This command specifies the actual data for the phylogenetic analysis. The character matrix should follow the dimensions and format commands in a data block. The matrix can have all of the characters for a taxon on a single line:
begin data; dimensions ntax=4 nchar=10; format datatype=dna gap=-; matrix taxon_1 AACGATTCGT taxon_2 AAGGAT--CA taxon_3 AACGACTCCT taxon_4 AAGGATTCCT ; end;
or be in "interleaved" format:
begin data; dimensions ntax=4 nchar=20; format datatype=dna gap=- interleave=yes; matrix taxon_1 AACGATTCGT taxon_2 AAGGAT--CA taxon_3 AACGACTCCT taxon_4 AAGGATTCCT taxon_1 TTTTCGAAGC taxon_2 TTTTCGGAGC taxon_3 TTTTTGATGC taxon_4 TTTTCGGAGC ; end;
Note that the taxon names must not have spaces. If you really want to indicate a space in a taxon name (perhaps between a genus and species name), then you might use an underline ("_"). There should be at least a single space after the taxon name, separating the name from the actual data on that line. There can be spaces between the characters.
If you have mixed data, then you specify all of the data in the same matrix. Here is an example that includes two different data types:
begin data; dimensions ntax=4 nchar=20; format datatype=mixed(dna:1-10,standard:21-30) interleave=yes; matrix taxon_1 AACGATTCGT taxon_2 AAGGAT--CA taxon_3 AACGACTCCT taxon_4 AAGGATTCCT taxon_1 0001111111 taxon_2 0111110000 taxon_3 1110000000 taxon_4 1000001111 ; end;
The matrix command is terminated by a semicolon.
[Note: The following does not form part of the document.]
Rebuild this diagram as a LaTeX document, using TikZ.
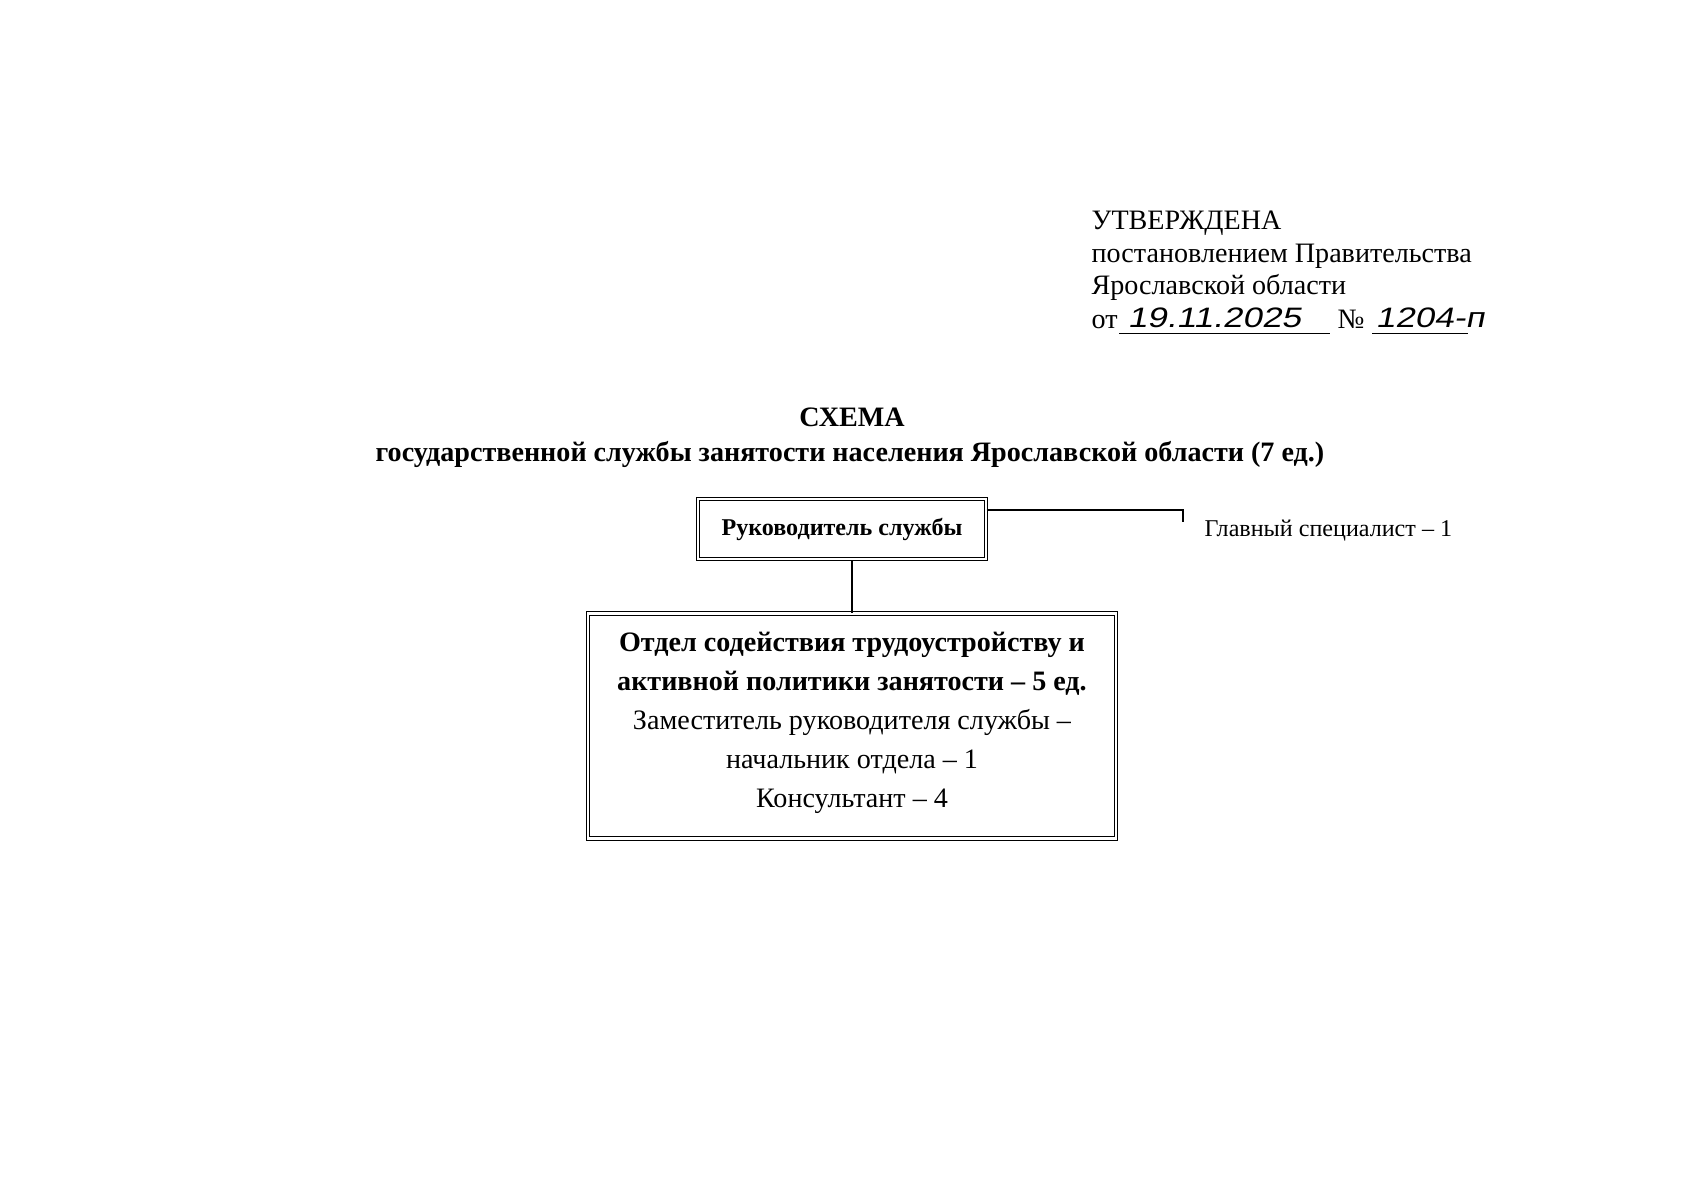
\documentclass[tikz,border=0pt]{standalone}
\usepackage{fontspec}
\setmainfont{Liberation Serif}
\newfontfamily\handfont[FakeStretch=1.25,FakeSlant=0.2]{Liberation Sans}
\usetikzlibrary{positioning}

\begin{document}
\begin{tikzpicture}[x=0.175mm,y=-0.175mm,line width=0.6pt,
  frame/.style={draw,line width=0.5pt,double,double distance=1.4pt,align=center,inner sep=0pt},
  plain/.style={inner sep=0pt,anchor=base west,font=\fontsize{14}{16}\selectfont},
  hand/.style={inner sep=0pt,anchor=base west,font=\handfont\fontsize{14}{16}\selectfont}]
  \useasboundingbox (0,0) rectangle (1697,1200);
  % гриф утверждения
  \node[plain] (appr) at (1091,229) {УТВЕРЖДЕНА};
  \node[plain] (decree) at (1091,262) {постановлением Правительства};
  \node[plain] (region) at (1091,294) {Ярославской области};
  \node[plain] (ot) at (1091,328) {от};
  \node[plain] (numsign) at (1337,328) {№};
  \coordinate (dateL) at (1119,333); \coordinate (dateR) at (1330,333);
  \coordinate (numL) at (1372,333); \coordinate (numR) at (1468,333);
  \draw[line width=0.4pt] (dateL) -- (dateR); % линия под датой
  \draw[line width=0.4pt] (numL) -- (numR); % линия под номером
  \node[hand] (date) at (1127,327) {19.11.2025};
  \node[hand] (regno) at (1375,327) {1204-п};
  % заголовок
  \node[anchor=base,inner sep=0pt,font=\bfseries\fontsize{14}{16}\selectfont] (title) at (852,426) {СХЕМА};
  \node[anchor=base,inner sep=0pt,font=\bfseries\fontsize{14}{16}\selectfont] (subtitle) at (850,461)
    {государственной службы занятости населения Ярославской области (7 ед.)};
  % блоки схемы
  \node[frame,minimum width=50.4mm,minimum height=10.5mm,font=\bfseries\fontsize{12}{14}\selectfont]
    (boss) at (842,529) {Руководитель службы};
  \node[frame,minimum width=92.4mm,minimum height=39.4mm,font=\fontsize{14}{19.5}\selectfont]
    (dept) at (852,726) {\textbf{Отдел содействия трудоустройству и}\\
      \textbf{активной политики занятости – 5 ед.}\\
      Заместитель руководителя службы –\\
      начальник отдела – 1\\
      Консультант – 4\vspace{3pt}};
  \node[anchor=base west,inner sep=0pt,font=\fontsize{12}{14}\selectfont] (chief) at (1204,536) {Главный специалист – 1};
  % связи
  \coordinate (tick) at (1183,510);
  \draw (tick -| boss.east) -- (tick) -- ++(0,12); % к главному специалисту
  \draw (dept.north) -- (dept.north |- boss.south); % к отделу
\end{tikzpicture}
\end{document}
Finally, just a note on data presentation. It is much easier for others to (1) understand your data and (2) repeat your analyses if you make your data clean, comment it liberally (using the square brackets), and embed the commands you used in a publication in the mrbayes block. Remember that the data took a long time for you to collect. You might as well spend a little time making the data file look nice and clear to any that may later request the data for further analysis.